Segundo Caixeta, é uma homenagem que fez a Monteiro Lobato e a seu famoso personagem, um trabalhador rural indolente e preguiçoso. Para o psiquiatra, é possível que trabalhadores e moradores do campo com as características de Jeca Tatu – folclóricas e estereotipadas, importante lembrar – tenham alguma doença similar à neurastenia, cujos sintomas são exaustão física e psicológica, muitas vezes confundida com a preguiça.

“Há algumas síndromes que merecem mais atenção, como a síndrome do Jeca Tatu”

“Talvez a apatia dessas pessoas, essa pecha de preguiçoso e apático atribuída a baianos, índios, trabalhadores rurais, tenha a ver com características do clima, do tempo quente da região”, defende o psiquiatra, que avisa: a próxima edição da Revista Brasileira de Psiquiatria contará com um artigo seu sobre a síndrome do Jeca Tatu.

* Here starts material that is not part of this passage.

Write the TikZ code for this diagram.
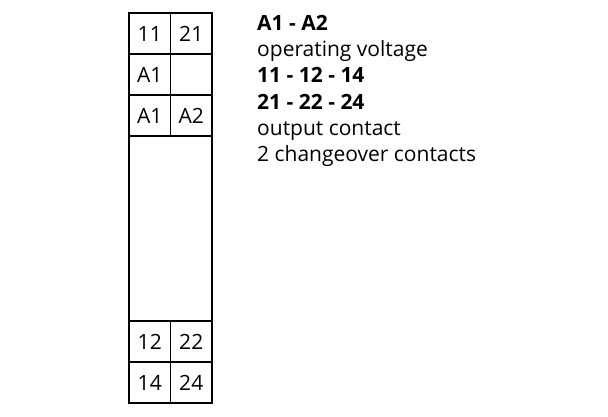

Caixeta diz que, além dessa idiossincrática síndrome por ele anunciada, diversas cidades do Brasil  – e de outros países da América Latina com alta taxa de analfabetismo – mostram uma incidência de pessoas com demência maior do que a média mundial. A explicação: supõe-se uma relação entre o problema social (analfabetismo) e o mental (demência). Ler, de certo modo, criaria uma ‘reserva cognitiva’ que ajudaria a retardar os primeiros sintomas da doença.

“Todas esses exemplos que dei falam de pessoas negligenciadas de uma forma ou de outra, seja porque fazem parte de um grupo com pouca representatividade social, como os mendigos, os idosos e os índios, seja porque têm doenças pouco reconhecidas nas regiões em que vivem”, diz Caixeta.

E, criticamente, reconhece: “O sistema de saúde brasileiro não está preparado para lidar com essas doenças”.